文部科学相の諮問機関、中央教育審議会(中教審)は8月、「『令和の日本型学校教育』を担う質の高い教師の確保のための環境整備に関する総合的な方策について」と題する答申を出しました。若手教師へのサポートや子どもの抱える課題への対応などのため、中堅層を対象に「新たな職」を創設することが盛り込まれています。どのようなものになりそうか、教職員の制度に詳しい日本教育事務学会理事の野川孝三さんに予測してもらいました。
#教職員トピック解説
公立学校の事務職員として勤務した後に、組合活動に従事し、教育予算増額や教職員定数改善にとりくむ。分担執筆に『いまさら聞けない!日本の教育制度』、共著に『事務職員の職務が「従事する」から「つかさどる」へ』がある。

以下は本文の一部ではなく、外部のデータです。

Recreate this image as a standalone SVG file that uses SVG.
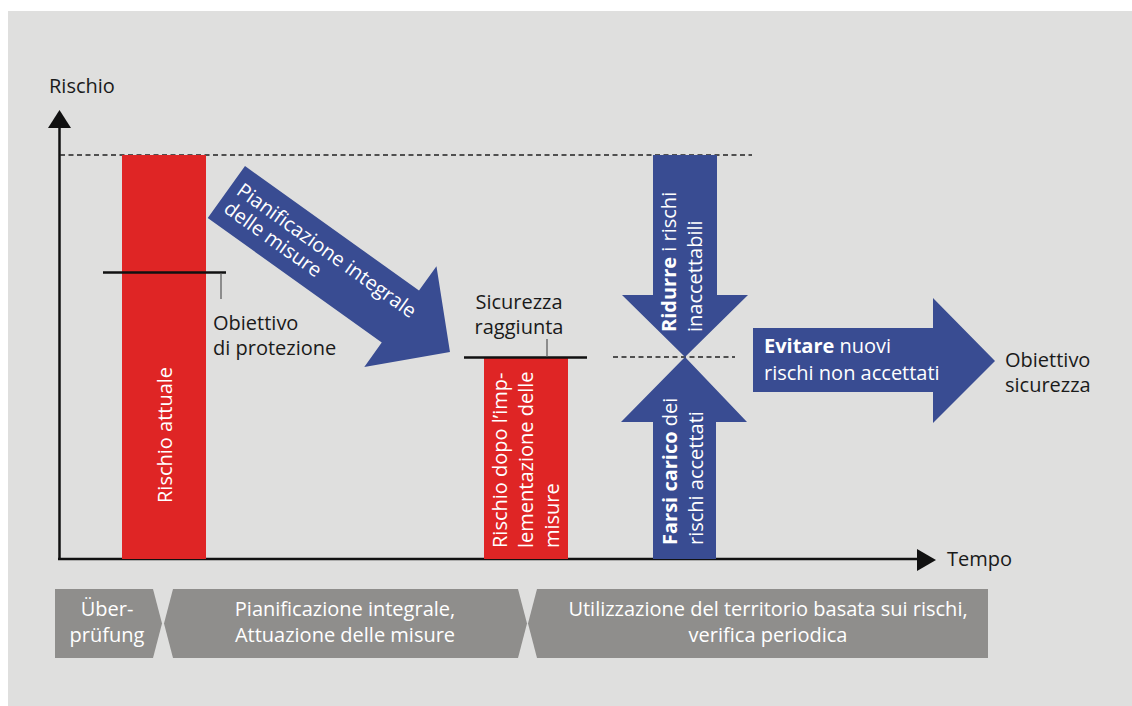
<svg xmlns="http://www.w3.org/2000/svg" width="1132" height="706" viewBox="0 0 1132 706">
  <defs>
    <style>
      .t { font-family: "Open Sans", "Liberation Sans", sans-serif; font-size: 20px; }
      .dark { fill: #1a1a1a; }
      .light { fill: #ffffff; }
      .b { font-weight: bold; }
      .red { fill: #df2525; }
      .blue { fill: #394c92; }
      .band { fill: #8f8e8c; }
      .axis { stroke: #111111; stroke-width: 2.5; fill: none; }
      .dash { stroke: #222222; stroke-width: 1.3; stroke-dasharray: 5 3.5; fill: none; }
      .level { stroke: #111111; stroke-width: 2.5; }
      .tick { stroke: #555555; stroke-width: 1.2; }
    </style>
  </defs>

  <!-- backdrop -->
  <rect x="8" y="11" width="1124" height="695" fill="#dfdfde"/>

  <!-- axes and reference lines -->
  <g id="connectors">
    <line class="axis" x1="59.5" y1="126" x2="59.5" y2="559"/>
    <polygon points="59.5,110 71,128 48,128" fill="#111111"/>
    <line class="axis" x1="58" y1="559" x2="920" y2="559"/>
    <polygon points="936,560 917,549 917,571" fill="#111111"/>
    <line class="dash" x1="60" y1="155" x2="752" y2="155"/>
    <line class="dash" x1="613" y1="357" x2="735" y2="357"/>
  </g>

  <g id="axis-labels">
    <text class="t dark" x="49" y="93">Rischio</text>
    <text class="t dark" x="947" y="566">Tempo</text>
  </g>

  <!-- current risk bar -->
  <g id="rischio-attuale">
    <rect class="red" x="122" y="155" width="84" height="404"/>
    <text class="t light" transform="translate(172,503) rotate(-90)">Rischio attuale</text>
  </g>

  <!-- protection objective -->
  <g id="obiettivo-protezione">
    <line class="level" x1="103" y1="272.5" x2="226" y2="272.5"/>
    <line class="tick" x1="221" y1="273" x2="221" y2="299"/>
    <text class="t dark" x="213" y="330">Obiettivo</text>
    <text class="t dark" x="213" y="355">di protezione</text>
  </g>

  <!-- diagonal planning arrow -->
  <g id="pianificazione" transform="translate(245,166) rotate(35.6)">
    <polygon class="blue" points="0,0 214,0 214,-30 275,32 214,94 214,64 0,64"/>
    <text class="t light" x="8" y="28">Pianificazione integrale</text>
    <text class="t light" x="8" y="50">delle misure</text>
  </g>

  <!-- residual risk bar -->
  <g id="rischio-dopo">
    <rect class="red" x="484" y="358" width="84" height="201"/>
    <text class="t light" transform="translate(507,548) rotate(-90)">Rischio dopo l’imp-</text>
    <text class="t light" transform="translate(533,548) rotate(-90)">lementazione delle</text>
    <text class="t light" transform="translate(559,548) rotate(-90)">misure</text>
  </g>

  <!-- safety reached -->
  <g id="sicurezza-raggiunta">
    <line class="level" x1="464" y1="357.5" x2="587" y2="357.5"/>
    <line class="tick" x1="547" y1="339" x2="547" y2="357"/>
    <text class="t dark" x="519" y="309" text-anchor="middle">Sicurezza</text>
    <text class="t dark" x="519" y="334" text-anchor="middle">raggiunta</text>
  </g>

  <!-- reduce unacceptable risks -->
  <g id="ridurre">
    <polygon class="blue" points="653,155 717,155 717,295 748,295 685,357 622,295 653,295"/>
    <text class="t light" transform="translate(676,332) rotate(-90)"><tspan class="b">Ridurre</tspan> i rischi</text>
    <text class="t light" transform="translate(702,332) rotate(-90)">inaccettabili</text>
  </g>

  <!-- bear accepted risks -->
  <g id="farsi-carico">
    <polygon class="blue" points="685,357 747,422 716,422 716,559 653,559 653,422 621,422"/>
    <text class="t light" transform="translate(677,545) rotate(-90)"><tspan class="b">Farsi carico</tspan> dei</text>
    <text class="t light" transform="translate(703,545) rotate(-90)">rischi accettati</text>
  </g>

  <!-- avoid new risks -->
  <g id="evitare">
    <polygon class="blue" points="753,328 933,328 933,298 995,361 933,423 933,392 753,392"/>
    <text class="t light" x="764" y="353"><tspan class="b">Evitare</tspan> nuovi</text>
    <text class="t light" x="764" y="380">rischi non accettati</text>
  </g>

  <g id="obiettivo-sicurezza">
    <text class="t dark" x="1005" y="367">Obiettivo</text>
    <text class="t dark" x="1005" y="392">sicurezza</text>
  </g>

  <!-- phase bands -->
  <g id="fase-verifica">
    <polygon class="band" points="55,589 153,589 162,623.5 153,658 55,658"/>
    <text class="t light" x="107" y="616" text-anchor="middle">Über-</text>
    <text class="t light" x="107" y="642" text-anchor="middle">prüfung</text>
  </g>
  <g id="fase-pianificazione">
    <polygon class="band" points="173,589 518,589 527,623.5 518,658 173,658 164,623.5"/>
    <text class="t light" x="345" y="616" text-anchor="middle">Pianificazione integrale,</text>
    <text class="t light" x="345" y="642" text-anchor="middle">Attuazione delle misure</text>
  </g>
  <g id="fase-utilizzazione">
    <polygon class="band" points="537,589 988,589 988,658 537,658 528,623.5"/>
    <text class="t light" x="768" y="616" text-anchor="middle">Utilizzazione del territorio basata sui rischi,</text>
    <text class="t light" x="768" y="642" text-anchor="middle">verifica periodica</text>
  </g>
</svg>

文部科学省は、中教審の答申を踏まえて、今後、教員の「新たな職」の具体的な制度設計を行います。国会審議を経てその内容が決定され、具体的に導入する際には、職員団体との協議も行われます。したがって、ここで記載するものは確定したものではなく、あくまでも、制度の予測ですので、変わる可能性もあります。
「新たな職」の名前は?
中教審は、現在、東京都で配置されている教諭と主幹教諭の間に位置づいている「主任教諭」を参考に「新たな職」の導入を提言しました。東京都は「主任教諭」ですが、名称は決定されているものではありません。「新たな職」が導入されたとしても、既存の主任制が廃止されるわけではないので、主任との混同を避けることから、学校教育法で規定する職名は「主任教諭」ではない可能性もあります。
必要な法改正は?
学校教育法、義務・高校標準法、市町村立学校職員給与負担法などが改正されます。法案提出時期は2025年の通常国会となる見込みです。施行日を2026年4月1日とし、実際に配置が可能となるのは、2026年度からと想定されます。なお、主幹教諭や指導教諭と同じように、新たな職も任命権者の教育委員会の任意設置となると考えられます。